**What is expected:**
Tally the lines containing the word "with", and report the tally alone.
*****
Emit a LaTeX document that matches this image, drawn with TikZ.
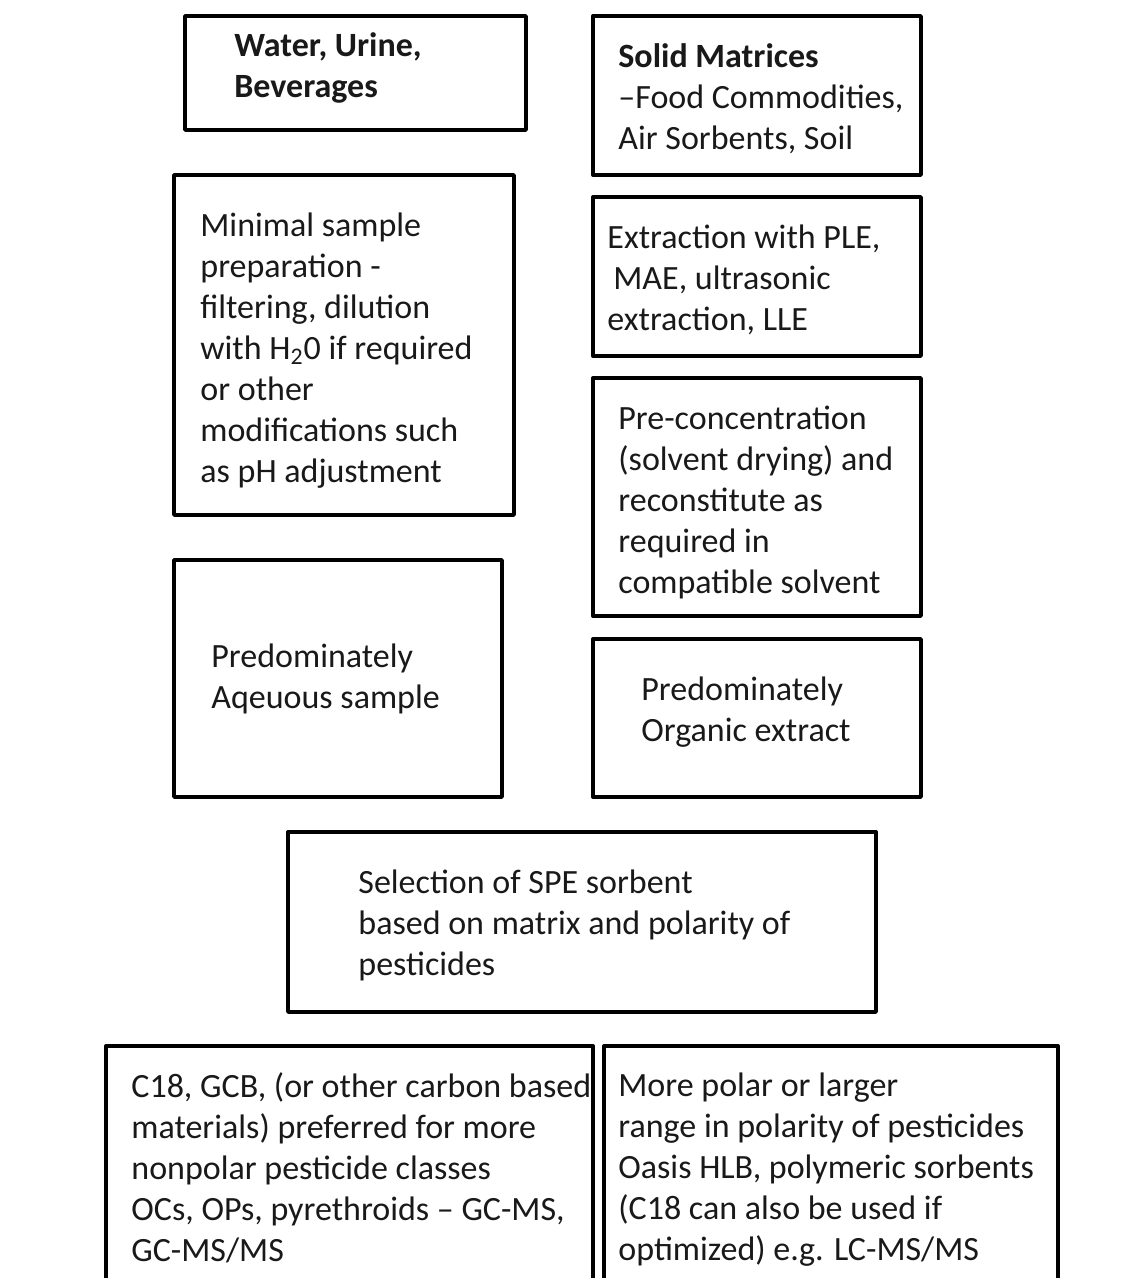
\documentclass[tikz,border=0pt]{standalone}
\usepackage{fontspec}
\setmainfont{Carlito}
\usepackage{tikz}
\usetikzlibrary{fit}
\usetikzlibrary{positioning}

\tikzset{
  box/.style={draw=black, line width=1.7pt, inner sep=0pt},
  txt/.style={anchor=west, align=left, inner sep=0pt, text=black!90,
    font=\fontsize{17}{20.5}\selectfont},
}

\begin{document}
\begin{tikzpicture}[line cap=round,line join=round,x=0.5pt,y=-0.5pt]
\clip(0,0) rectangle (1140,1278);
\fill[white] (0,0) rectangle (1140,1278);
% top row
\node[box, fit={(185,16) (526,130)}] (water) {};
\node[txt, font=\fontsize{17}{20.5}\selectfont\bfseries] (watertext) at (234,67.5) {Water, Urine,\\Beverages};
\node[box, fit={(593,16) (921,175)}] (solid) {};
\node[txt] (solidtext) at (618,99) {\textbf{Solid Matrices}\\–Food Commodities,\\Air Sorbents, Soil};
% sample preparation
\node[box, fit={(174,175) (514,515)}] (minimal) {};
\node[txt] (minimaltext) at (200,350.5) {Minimal sample\\preparation -\\filtering, dilution\\with H\textsubscript{2}0 if required\\or other\\modifications such\\as pH adjustment};
\node[box, fit={(593,197) (921,356)}] (extract) {};
\node[txt] (extracttext) at (607,280) {Extraction with PLE,\\\hspace{3pt}MAE, ultrasonic\\extraction, LLE};
\node[box, fit={(593,378) (921,616)}] (precon) {};
\node[txt] (precontext) at (618,502) {Pre-concentration\\(solvent drying) and\\reconstitute as\\required in\\compatible solvent};
% sample type
\node[box, fit={(174,560) (502,797)}] (aqueous) {};
\node[txt] (aqueoustext) at (211,678.5) {Predominately\\Aqeuous sample};
\node[box, fit={(593,639) (921,797)}] (organic) {};
\node[txt] (organictext) at (641,712.5) {Predominately\\Organic extract};
% sorbent
\node[box, fit={(288,832) (876,1012)}] (select) {};
\node[txt] (selecttext) at (358,925) {Selection of SPE sorbent\\based on matrix and polarity of\\pesticides};
\node[box, fit={(106,1046) (593,1320)}] (nonpolar) {};
\node[txt] (nonpolartext) at (131,1168) {C18, GCB, (or other carbon based\\materials) preferred for more\\nonpolar pesticide classes\\OCs, OPs, pyrethroids -- GC-MS,\\GC-MS/MS};
\node[box, fit={(604,1046) (1058,1320)}] (polar) {};
\node[txt] (polartext) at (618,1170) {More polar or larger\\range in polarity of pesticides\\Oasis HLB, polymeric sorbents\\(C18 can also be used if\\optimized) e.g. LC-MS/MS};
\end{tikzpicture}
\end{document}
*****
**Answer to the task:**
3